Registered workers earning the minimum wage in Argentina can today only buy six of every 10 products permitted by their salary before Javier Milei took office. This level of purchasing power is even inferior to the crisis of 2001, warns a new report from the University of Buenos Aires (UBA). It also comes within a context of the shuttering of private firms – over 2,000 have shut their doors in just one month.
The mínimum wage has lost almost 40 percent of its purchasing power since November 2023, the month prior to Javier Milei’s inauguration as President, says the report issued by the IIEP (Instituto Interdisciplinario de Economía Política) institute of UBA’s Economics Faculty. It highlights that with the arrival of the libertarian government, an extended process of falling real basic wages began with a 15 percent contraction due to accelerated inflation. This was followed by an even steeper fall of 17 percent in the first month of 2024. The trend was temporarily interrupted for some months when the nominal increase accompanied or exceeded inflation.

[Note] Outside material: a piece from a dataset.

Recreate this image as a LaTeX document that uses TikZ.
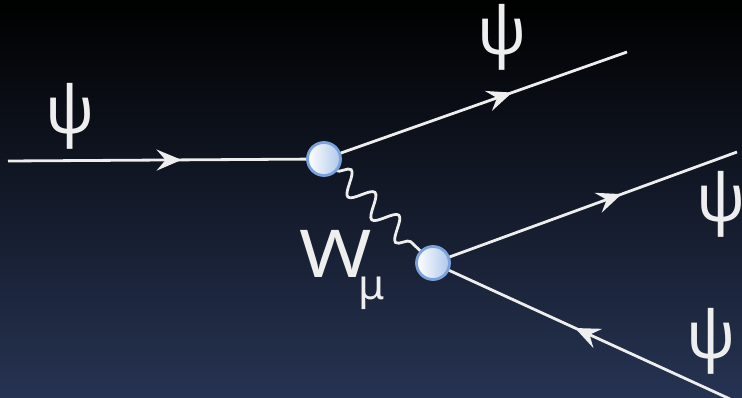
\documentclass[tikz,border=0pt]{standalone}
\usepackage{fontspec}
\setmainfont{Noto Sans}
\usetikzlibrary{arrows.meta,decorations.pathmorphing,decorations.markings}
\definecolor{bgtop}{RGB}{0,0,0}
\definecolor{bgbot}{RGB}{38,51,82}
\definecolor{ln}{RGB}{238,238,238}
\definecolor{vfill}{RGB}{176,199,234}
\definecolor{vdraw}{RGB}{122,163,222}
\tikzset{
  fermion/.style={draw=ln, line width=2.8pt, postaction={decorate},
    decoration={markings, mark=at position #1 with {\arrow{Stealth[length=25pt,width=21pt,inset=9pt]}}}},
  boson/.style={draw=ln, line width=2.8pt, decorate,
    decoration={snake, amplitude=11pt, segment length=33pt}},
  vertexspot/.style={circle, minimum size=33pt, inner sep=0pt},
  vertexdot/.style={vertexspot, draw=vdraw, line width=2.8pt,
    left color=white, right color=vfill},
  psilabel/.style={text=ln, inner sep=0pt, font=\fontsize{66}{66}\selectfont},
  wlabel/.style={text=ln, inner sep=0pt, font=\fontsize{66}{66}\selectfont}
}
\begin{document}
\begin{tikzpicture}[x=1pt,y=-1pt]
  \useasboundingbox (0,0) rectangle (742,398);
  \shade[top color=bgtop, bottom color=bgbot] (0,0) rectangle (742,398);
  % vertex positions
  \node[vertexspot] (v1) at (324,159) {};
  \node[vertexspot] (v2) at (433,263) {};
  % free ends
  \coordinate (in) at (8,161);
  \coordinate (out1) at (627,52);
  \coordinate (out2) at (737,152);
  \coordinate (out3) at (730,399);
  % lines
  \draw[fermion=0.58] (in) -- (v1);
  \draw[fermion=0.6] (v1) -- (out1);
  \draw[fermion=0.6] (v2) -- (out2);
  \draw[fermion=0.55] (out3) -- (v2);
  \draw[boson] (v1) -- (v2);
  % vertices on top
  \node[vertexdot] at (v1) {};
  \node[vertexdot] at (v2) {};
  % labels
  \node[psilabel] (p1) at (70,116) {ψ};
  \node[psilabel] (p2) at (502,37) {ψ};
  \node[psilabel] (p3) at (721,204) {ψ};
  \node[psilabel] (p4) at (711,341) {ψ};
  \node[wlabel, anchor=base west] (w) at (299,277) {\scalebox{1.18}[1]{W}\kern-13pt\raisebox{-22pt}{\fontsize{42}{42}\selectfont μ}};
\end{tikzpicture}
\end{document}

Nevertheless, in the balance between November 2023 and May 2026, the real minimum wage accumulated a fall of 39.7 percent. This contraction, along with the declining trend of previous years, led to last month being inferior in real terms to 2001, before the collapse of convertibility. It also implies an erosion of 66.5 percent against the maximum value in the series in September 2011.
Parallel to this plunge, formal employment lost 11,000 jobs in March, enumerates the UBA report. Since November 2023, 217,000 jobs have fallen vacant in the private sector, it adds.
This job destruction is due to a shrinking economy. The latest figure from Fundar think tank warns that 26,448 companies have closed down between March, 2023 and the same month this year when 2,011 enterprises were shuttered.
“That figure contrasts with the fall of 257 firms registered in the previous month and marks a new acceleration in the deterioration of the productive fabric,” explained Fundar.
Among the most relevant cases are Citroën, which stopped manufacturing vehicles in Argentina to concentrate its regional production in Brazil and Uruguay; Leval SA, a longstanding manufacturer of metal structures and a supplier of Siderar, Siderca and Acindar, ending over 50 years of activity; and the plant of Granja Tres Arroyos in Entre Ríos.
The latest report of the PRO think tank Fundación Pensar detailed that the Milei model has created winners but they are not a majority. Their data analysis has shown that capital-intensive sectors grew more, as well as those dealing in natural resources, dollars, finances, major investments and exports: energy, mining, farming, banks, professional services and real estate.
Meanwhile, labour-intensive sectors paying wages and active in the PyMES small and medium-sized companies, the domestic market, public works and mass consumption suffered most: construction, industrial PyMES, traditional shops, mass catering, state employment, personal services, education, health and culture.
Pensar concluded that this kind of growth produces a group “which generates dollars and investment but has still not managed to transform that recovery into mass employment, high wages and an extended improvement for the middle class.”
A new public opinion surveys about sectorial perception at odds with the libertarian model were incorporated with 83 percent of the respondents assuring a favourable image of national industry while 40 percent agreed that it must be protected against foreign competition for the country to grow.